Frequently asked questions about Communist Bucharest tour — what to expect, what to book

How long does a communist Bucharest tour take?

Short walking tours run 2.5–3 hours and cover the street-level urban history. Half-day tours (5–6 hours) add Ceaușescu's villa and the December 1989 execution site context. Full-day tours reach Târgoviște or include Palace of Parliament entry. Choose based on your depth of interest.

How much does a communist tour in Bucharest cost?

Group walking tours cost 150–220 RON (€29–43) per person. Private 3-hour tours run 350–550 RON (€68–107) for 1–2 people. Private full-day tours with a car cost 800–1500 RON (€156–293) for 2–4 people. Some tours include Palace of Parliament entry; most don't — that's booked separately.

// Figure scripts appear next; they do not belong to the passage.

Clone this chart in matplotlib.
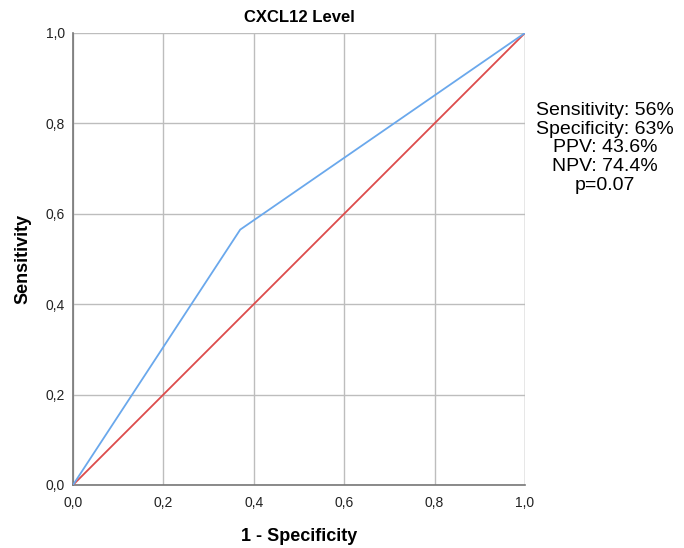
import matplotlib
matplotlib.use('Agg')
import matplotlib.pyplot as plt

plt.rcParams['font.family'] = ['Liberation Sans', 'DejaVu Sans']

# ROC curve points
roc_x = [0.0, 0.37, 1.0]
roc_y = [0.0, 0.565, 1.0]
# reference line
ref_x = [0.0, 1.0]
ref_y = [0.0, 1.0]

ticks = [0.0, 0.2, 0.4, 0.6, 0.8, 1.0]
tick_labels = ['0,0', '0,2', '0,4', '0,6', '0,8', '1,0']

stats = ['Sensitivity: 56%', 'Specificity: 63%', 'PPV: 43.6%', 'NPV: 74.4%', 'p=0.07']

fig = plt.figure(figsize=(6.84, 5.48), dpi=100)
ax = fig.add_axes([0.1067, 0.115, 0.6608, 0.8248])

ax.plot(ref_x, ref_y, color='#dd4b4b', lw=1.3, zorder=3)
ax.plot(roc_x, roc_y, color='#6aa8ec', lw=1.3, zorder=4)

ax.set_xlim(0, 1)
ax.set_ylim(0, 1)
ax.set_xticks(ticks)
ax.set_yticks(ticks)
ax.set_xticklabels(tick_labels)
ax.set_yticklabels(tick_labels)
ax.tick_params(length=0, labelsize=10, colors='#222222', pad=6)
ax.tick_params(axis='x', pad=8)

ax.grid(True, color='#bdbdbd', lw=1)
for s in ['top', 'right']:
    ax.spines[s].set_visible(False)
for s in ['left', 'bottom']:
    ax.spines[s].set_color('#777777')
    ax.spines[s].set_linewidth(1.2)
ax.axvline(1.0, color='#bdbdbd', lw=1, zorder=1)

ax.set_title('CXCL12 Level', fontsize=12, fontweight='bold', pad=8)
ax.set_xlabel('1 - Specificity', fontsize=13, fontweight='bold', labelpad=13)
ax.set_ylabel('Sensitivity', fontsize=13, fontweight='bold', labelpad=10)

fig.text(605 / 684, 1 - 148 / 548, '\n'.join(stats), ha='center', va='center',
         fontsize=14, linespacing=1.15)

fig.savefig('out.png', dpi=100)
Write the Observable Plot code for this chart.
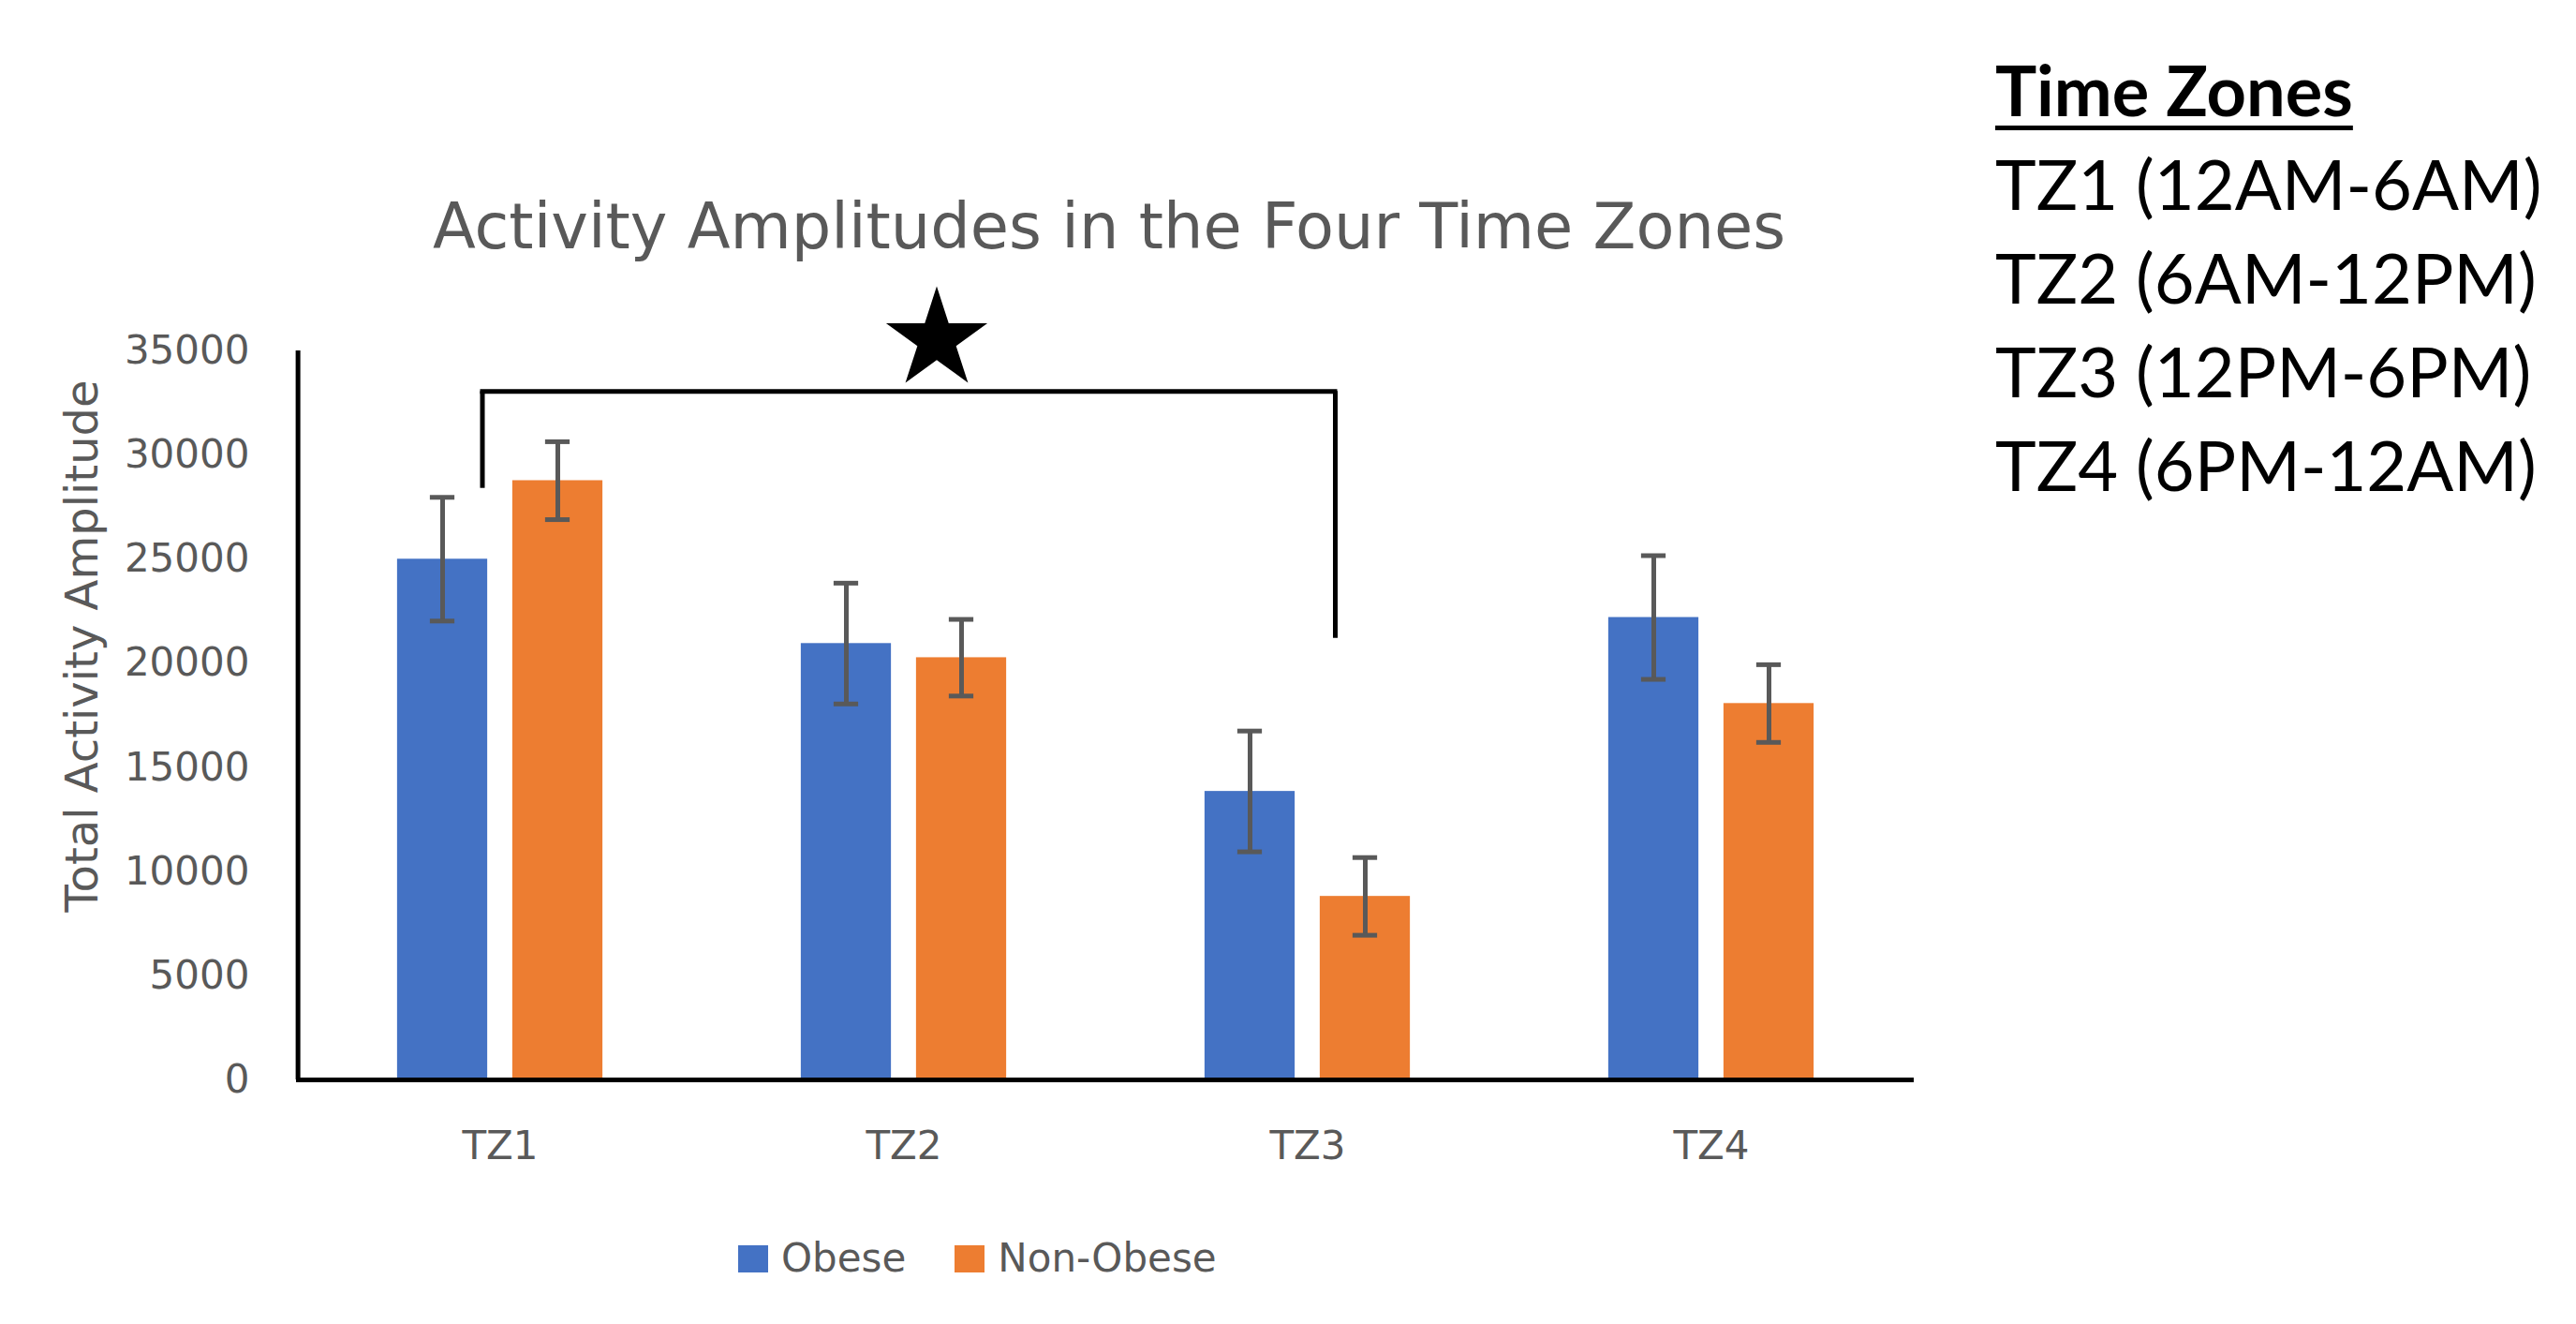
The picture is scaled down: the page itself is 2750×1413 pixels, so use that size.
<!DOCTYPE html>
<html>
<head>
<meta charset="utf-8">
<script src="https://cdn.jsdelivr.net/npm/d3@7"></script>
<script src="https://cdn.jsdelivr.net/npm/@observablehq/plot@0.6"></script>
<style>
  html, body { margin: 0; padding: 0; background: #ffffff; }
  #root { position: relative; width: 2750px; height: 1413px; overflow: hidden; background: #ffffff; }
  #chart { position: absolute; left: 0; top: 0; }
  #title { position: absolute; left: 0; width: 2368px; top: 203px; text-align: center;
           font-family: "DejaVu Sans"; font-size: 67px; color: #595959; white-space: nowrap; }
  #zones { position: absolute; left: 2130px; top: 46px; font-family: Lato; font-size: 74px;
           line-height: 100px; color: #000000; white-space: nowrap; }
  #zones .head { font-weight: bold; text-decoration: underline; text-decoration-thickness: 5px;
                 text-underline-offset: 10px; }
  #legend { position: absolute; left: 788px; top: 1313px; height: 60px; display: flex; align-items: center;
            font-family: "DejaVu Sans"; font-size: 42px; line-height: 60px; color: #595959; white-space: nowrap; }
  #legend .sw { display: inline-block; width: 32px; height: 29px; margin-right: 14px; }
  #legend .item { display: flex; align-items: center; margin-right: 52px; }
</style>
</head>
<body>
<div id="root">
  <div id="chart"></div>
  <div id="title"></div>
  <div id="zones"></div>
  <div id="legend"></div>
</div>
<script>
// ---- data ----
const chartTitle = "Activity Amplitudes in the Four Time Zones";
const yLabel = "Total Activity Amplitude";
const zones = ["TZ1", "TZ2", "TZ3", "TZ4"];
const groups = ["Obese", "Non-Obese"];
const obeseValues = [25000, 20950, 13850, 22200];
const obeseErrors = [2970, 2900, 2900, 2970];
const nonObeseValues = [28770, 20270, 8810, 18070];
const nonObeseErrors = [1870, 1840, 1865, 1865];
const groupColors = ["#4472C4", "#ED7D31"];
const yTicks = [0, 5000, 10000, 15000, 20000, 25000, 30000, 35000];
const zoneHeading = "Time Zones";
const zoneDescriptions = ["TZ1 (12AM-6AM)", "TZ2 (6AM-12PM)", "TZ3 (12PM-6PM)", "TZ4 (6PM-12AM)"];
// significance bracket between TZ1 and TZ3
const bracketFrom = ["TZ1"];
const bracketTo = ["TZ3"];
const bracketTop = [33050];
const bracketLeftEnd = [28400];
const bracketRightEnd = [21200];
const starZone = ["TZ2"];
const starValue = [35540];

// ---- layout / style ----
const W = 2750, H = 1260;
const mL = 316, mR = 707, mT = 374, mB = 108;
const bw = (W - mL - mR) / zones.length;
const barW = 97, barGap = 26, capW = 27;
const off = (barW + barGap) / 2;
const insetNear = bw / 2 - barGap / 2 - barW;
const insetFar = bw / 2 + barGap / 2;
const errColor = "#595959";

const series = [
  {values: obeseValues, errors: obeseErrors},
  {values: nonObeseValues, errors: nonObeseErrors}
];

const marks = [];
groups.forEach((g, gi) => {
  const data = zones.map((z, i) => ({zone: z, group: g, value: series[gi].values[i], err: series[gi].errors[i]}));
  const sign = gi === 0 ? -1 : 1;
  marks.push(Plot.barY(data, {
    x: "zone", y: "value", fill: groupColors[gi],
    insetLeft: gi === 0 ? insetNear : insetFar,
    insetRight: gi === 0 ? insetFar : insetNear
  }));
  marks.push(Plot.ruleX(data, {
    x: "zone", y1: d => d.value - d.err, y2: d => d.value + d.err,
    dx: sign * off, stroke: errColor, strokeWidth: 5
  }));
  for (const s of [-1, 1]) {
    marks.push(Plot.tickY(data, {
      x: "zone", y: d => d.value + s * d.err, dx: sign * off,
      insetLeft: (bw - capW) / 2, insetRight: (bw - capW) / 2,
      stroke: errColor, strokeWidth: 5
    }));
  }
});

const bracket = bracketFrom.map((f, i) => ({from: f, to: bracketTo[i], top: bracketTop[i], l: bracketLeftEnd[i], r: bracketRightEnd[i]}));
marks.push(Plot.ruleY(bracket, {x1: "from", x2: "to", y: "top", insetLeft: 197, insetRight: 186, stroke: "#000", strokeWidth: 5, strokeLinecap: "square"}));
marks.push(Plot.ruleX(bracket, {x: "from", y1: "l", y2: "top", dx: -19, stroke: "#000", strokeWidth: 5}));
marks.push(Plot.ruleX(bracket, {x: "to", y1: "r", y2: "top", dx: 29.5, stroke: "#000", strokeWidth: 5}));
const star = starZone.map((z, i) => ({zone: z, value: starValue[i]}));
marks.push(Plot.dot(star, {x: "zone", y: "value", dx: 35, symbol: "star", r: 34, fill: "#000", stroke: "none"}));

// axis lines
marks.push(Plot.ruleY([0], {stroke: "#000", strokeWidth: 5}));
marks.push(Plot.ruleX([zones[0]], {x: d => d, dx: -bw / 2, y1: 0, y2: yTicks[yTicks.length - 1], stroke: "#000", strokeWidth: 5}));
// y axis title
marks.push(Plot.text([yLabel], {text: d => d, frameAnchor: "left", dx: -228, dy: -74, rotate: -90,
  fontSize: 48, fill: "#595959", textAnchor: "middle"}));

const chart = Plot.plot({
  width: W, height: H,
  marginLeft: mL, marginRight: mR, marginTop: mT, marginBottom: mB,
  style: {background: "transparent", fontFamily: "DejaVu Sans", fontSize: "42px", color: "#595959", overflow: "visible"},
  x: {domain: zones, padding: 0, tickSize: 0, tickPadding: 55, label: null},
  y: {domain: [0, 35000], ticks: yTicks, tickFormat: "d", tickSize: 0, tickPadding: 50, label: null},
  marks
});
document.getElementById("chart").appendChild(chart);

// title
document.getElementById("title").textContent = chartTitle;

// time zones list
const zonesDiv = document.getElementById("zones");
const head = document.createElement("div");
head.className = "head";
head.textContent = zoneHeading;
zonesDiv.appendChild(head);
zoneDescriptions.forEach(t => {
  const d = document.createElement("div");
  d.textContent = t;
  zonesDiv.appendChild(d);
});

// legend
const legend = document.getElementById("legend");
groups.forEach((g, i) => {
  const item = document.createElement("span");
  item.className = "item";
  const sw = document.createElement("span");
  sw.className = "sw";
  sw.style.background = groupColors[i];
  const lab = document.createElement("span");
  lab.textContent = g;
  item.appendChild(sw);
  item.appendChild(lab);
  legend.appendChild(item);
});
</script>
</body>
</html>
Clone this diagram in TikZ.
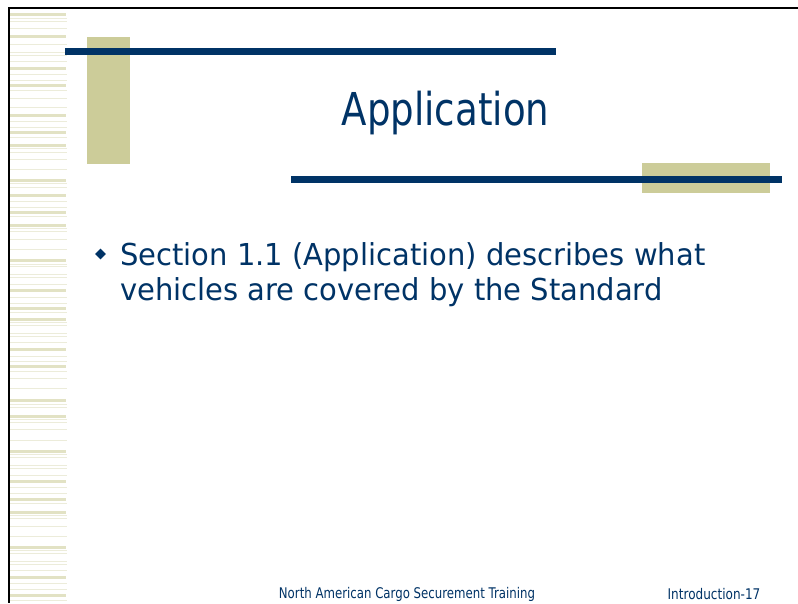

Are communist tours available in English?

Yes. English-language guided tours are the standard offering from all major tour operators. Most guides are Romanian nationals who grew up under the regime or whose families lived through it — this first-hand family context is a significant part of what makes these tours valuable.

Is a communist tour worth it?

It's the single best investment of time and money in Bucharest for understanding the city. The communist-era stories contextualise the urban landscape, the current political culture, and the way Romanians talk about their recent history in ways that self-guided visits to the same sights simply don't convey.

Can I do a self-guided communist tour of Bucharest?

Yes, for the street-level sites. Bulevardul Unirii, Revolution Square, the exterior of the Palace of Parliament, and Piața Constituției are all freely accessible. The interior of the palace requires a booked tour; Ceaușescu's villa is not independently accessible. A guided tour adds the contextual stories that make these sites legible.